The CBRE Global Office Capital Value Index increased 12% year over year (y-o-y) in Q1 representing a strengthening of the positive trend evident for the past three quarters.
In the Americas, capital values increased by 9.5%, while the Asia Pacific region experienced strong growth of 18.9%. The EMEA region has essentially been flat over the past several quarters as capital values rose just 2.6% in Q1 2011 – slightly lower than its last reading. However, the most highly-regarded markets, such as the UK, France, and Germany, are witnessing relatively stronger increases in capital values for prime properties.
Global investment activity also continued to improve during Q1 2011, with investment volumes increasing by 22.9% y-o-y. The Americas experienced the most substantial increase of 77.2% y-o-y. Asia Pacific weathered devastating natural disasters in both Japan and New Zealand during Q1 2011 that hindered short-term quarterly investment volumes for the region as a whole and resulted in an increase of just 5.5% y-o-y.
EMEA continues to be affected by the European sovereign debt crisis, which is impeding much of the region’s recovery; as a result, transaction volumes increased by just 35.4% y-o-y. EMEA recorded the greatest transaction volumes at US$41.9billion in Q1 2011; however, this amount is below its quarterly average of $51.7 billion, which again reflects continued uncertainty and caution arising from the sovereign debt crisis.
CBRE Global Chief Economist Dr Raymond Torto said: "The German market in particular has seen rapid growth in property investment turnover, perhaps influenced by the fact that its economy has been one of the most robust in the region over the last year; both local and international investors have been active, with the retail sector attracting a high share of investment activity.
"The Central and Eastern Europe (CEE) region also stands out, with investors attracted to the higher yields on prime property compared with the main Western European markets. Investors remain very wary of taking short leases or secondary locations, so competition for prime assets in major cities is intense."

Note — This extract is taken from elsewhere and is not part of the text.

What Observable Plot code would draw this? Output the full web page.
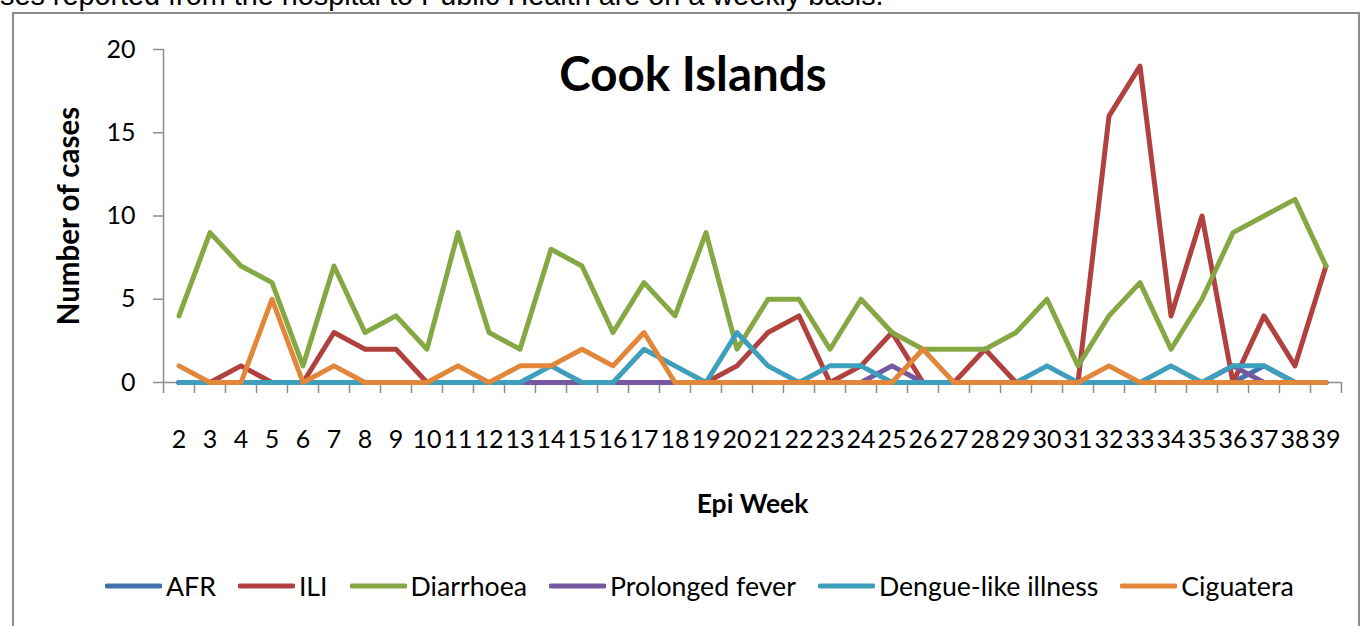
<!DOCTYPE html>
<html><head><meta charset="utf-8">
<script src="https://cdn.jsdelivr.net/npm/d3@7"></script>
<script src="https://cdn.jsdelivr.net/npm/@observablehq/plot@0.6"></script>
<style>
body{margin:0;background:#fff;}
#wrap{position:relative;width:1362px;height:626px;overflow:hidden;background:#fff;font-family:Lato,sans-serif;color:#000;}
#caption{position:absolute;left:0;top:-19px;font:28.8px/28.8px "Liberation Sans",Arial,sans-serif;white-space:nowrap;color:#000;}
#frame{position:absolute;left:12px;top:12px;width:1348px;height:700px;border:2px solid #8c8c8c;box-sizing:border-box;}
#title{position:absolute;left:0;width:1386px;text-align:center;top:50px;font:bold 47.5px/46px Lato,sans-serif;}
#chart{position:absolute;left:0;top:0;}
#legend{position:absolute;left:105px;top:568px;height:36px;display:flex;align-items:center;font:26.7px/36px Lato,sans-serif;white-space:nowrap;}
#legend .item{display:flex;align-items:center;margin-right:22px;}
#legend svg{margin-right:4px;}
g[aria-label="x-axis label"] text{font-weight:bold;font-size:26.5px;}
g[aria-label="y-axis label"] text{font-weight:bold;font-size:29.5px;}
</style></head>
<body><div id="wrap">
<div id="caption">ses reported from the hospital to Public Health are on a weekly basis.</div>
<div id="frame"></div>
<div id="chart"></div>
<div id="title">Cook Islands</div>
<div id="legend"></div>
</div>
<script>
const weeks = [2,3,4,5,6,7,8,9,10,11,12,13,14,15,16,17,18,19,20,21,22,23,24,25,26,27,28,29,30,31,32,33,34,35,36,37,38,39];
const tickLabels = weeks.map(String);
const yTicks = [0,5,10,15,20];
const seriesNames = ["AFR","ILI","Diarrhoea","Prolonged fever","Dengue-like illness","Ciguatera"];
const seriesColors = ["#4472b0","#b0413e","#86a844","#7558a0","#3d9fbb","#e2863a"];
//            2 3 4 5 6 7 8 9 10 11 12 13 14 15 16 17 18 19 20 21 22 23 24 25 26 27 28 29 30 31 32 33 34 35 36 37 38 39
const afr =       [0,0,0,0,0,0,0,0,0, 0, 0, 0, 0, 0, 0, 0, 0, 0, 0, 0, 0, 0, 0, 0, 0, 0, 0, 0, 0, 0, 0, 0, 0, 0, 0, 1, 0, 0];
const ili =       [0,0,1,0,0,3,2,2,0, 0, 0, 0, 0, 0, 0, 0, 0, 0, 1, 3, 4, 0, 1, 3, 0, 0, 2, 0, 0, 0,16,19, 4,10, 0, 4, 1, 7];
const diarrhoea = [4,9,7,6,1,7,3,4,2, 9, 3, 2, 8, 7, 3, 6, 4, 9, 2, 5, 5, 2, 5, 3, 2, 2, 2, 3, 5, 1, 4, 6, 2, 5, 9,10,11, 7];
const prolonged = [0,0,0,0,0,0,0,0,0, 0, 0, 0, 0, 0, 0, 0, 0, 0, 0, 0, 0, 0, 0, 1, 0, 0, 0, 0, 0, 0, 0, 0, 0, 0, 1, 0, 0, 0];
const dengue =    [0,0,0,0,0,0,0,0,0, 0, 0, 0, 1, 0, 0, 2, 1, 0, 3, 1, 0, 1, 1, 0, 0, 0, 0, 0, 1, 0, 0, 0, 1, 0, 1, 1, 0, 0];
const ciguatera = [1,0,0,5,0,1,0,0,0, 1, 0, 1, 1, 2, 1, 3, 0, 0, 0, 0, 0, 0, 0, 0, 2, 0, 0, 0, 0, 0, 1, 0, 0, 0, 0, 0, 0, 0];

const seriesValues = [afr, ili, diarrhoea, prolonged, dengue, ciguatera];
const rows = seriesNames.flatMap((s, i) => seriesValues[i].map((v, j) => ({week: weeks[j], value: v, series: s})));
const xMin = weeks[0] - 0.5, xMax = weeks[weeks.length - 1] + 0.5;
const boundaries = [...weeks.map(w => w - 0.5), xMax];
const axisGray = "#8c8c8c";

const chart = Plot.plot({
  width: 1362, height: 540,
  marginLeft: 163, marginRight: 21, marginTop: 49, marginBottom: 158,
  style: {fontFamily: "Lato, sans-serif", fontSize: "25px", color: "#000", background: "transparent", overflow: "visible"},
  x: {type: "linear", domain: [xMin, xMax]},
  y: {domain: [0, 20]},
  color: {domain: seriesNames, range: seriesColors},
  marks: [
    Plot.ruleX([xMin], {stroke: axisGray, strokeWidth: 1.5}),
    Plot.ruleY([0], {stroke: axisGray, strokeWidth: 1.5}),
    Plot.axisY({ticks: yTicks, tickSize: 10, tickPadding: 18, stroke: axisGray, strokeWidth: 1.5, fontSize: 25,
      label: "Number of cases", labelAnchor: "center", labelArrow: "none", labelOffset: 105}),
    Plot.axisX({ticks: boundaries, tickSize: 11, tickFormat: () => "", stroke: axisGray, strokeWidth: 1.5, label: null}),
    Plot.axisX({ticks: weeks, tickSize: 0, tickPadding: 48, fontSize: 25,
      tickFormat: d => tickLabels[weeks.indexOf(d)], label: "Epi Week", labelAnchor: "center", labelArrow: "none", labelOffset: 130}),
    Plot.line(rows, {x: "week", y: "value", z: "series", stroke: "series", strokeWidth: 5, strokeLinejoin: "round"})
  ]
});
document.getElementById("chart").appendChild(chart);

const legend = document.getElementById("legend");
seriesNames.forEach((s, i) => {
  const item = document.createElement("div");
  item.className = "item";
  item.innerHTML = `<svg width="57" height="8"><line x1="2" y1="4" x2="55" y2="4" stroke="${seriesColors[i]}" stroke-width="5" stroke-linecap="round"/></svg><span>${s}</span>`;
  legend.appendChild(item);
});
</script>
</body></html>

The limited number of active lenders has also hindered growth in investment activity in the EMEA region. The debt capital constraints, together with higher interest rates in the Eurozone, are restraining transaction levels. Nevertheless, EMEA’s sales volume grew 35.4% y-o-y in Q1 2011.
Dr Torto said: "Lenders have not forgotten the legacy of bad debts that remains from the global crisis period. Although some new players have entered the market, their interest is mainly in cherry-picking the best deals and providing senior debt for transactions involving high-quality, core property."